Well, let us step through the instructions and see what they correspond to in the C code:
push %ebp
movl %esp, %ebp
These do not carry out any of the statements in the function. Instead, they are setting up a stack frame for the function simple: this allows us to push and pop off the stack, if necessary, while still referring to local variables and function arguments by constant offsets from ebp.
movl 8(%ebp), %eax
This moves the value at memory address ebp + 8 into eax. Since ebp + 8 is the address of the first function argument, we now have xp in eax.
movl (%eax), %edx
xp is a pointer to an int, which means it contains the memory address of an int. (%eax) retrieves the value at the memory address in eax (which is xp), and %edx means that the value is moved into edx.

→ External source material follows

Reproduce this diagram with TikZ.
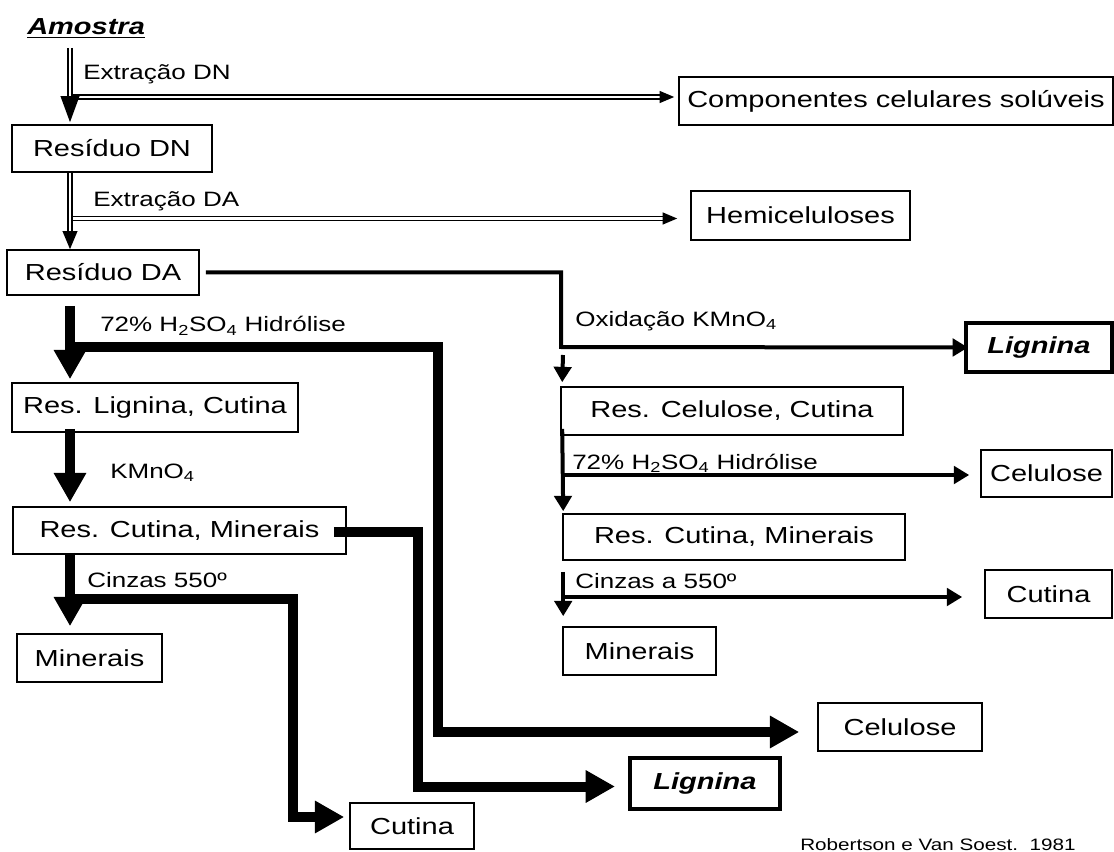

At this point, we can say that eax contains xp and edx contains *xp (the int to which xp points).
addl 12(%ebp), %edx
12(%ebp) is the value at memory location ebp + 12, i.e. the value of y, the second function argument. We are to add y to the value in edx (*xp). This finishes implementing int t=*xp + y, and stores t in edx.
movl %edx, (%eax)
Moves t into the memory location specified in eax (xp). This implements *xp = t.
movl %edx, %eax
Moves t into register eax. This a different instruction than the one above, because the op above does not change eax, it just changes the dword in the memory block at which eax points. Since ints are returned in eax, and simple returns t, we need to move the actual value of t into eax before returning.
movl %ebp, %esp
popl %ebp
We are destroying simple's stack frame, so that the calling function's stack is preserved when we return from simple.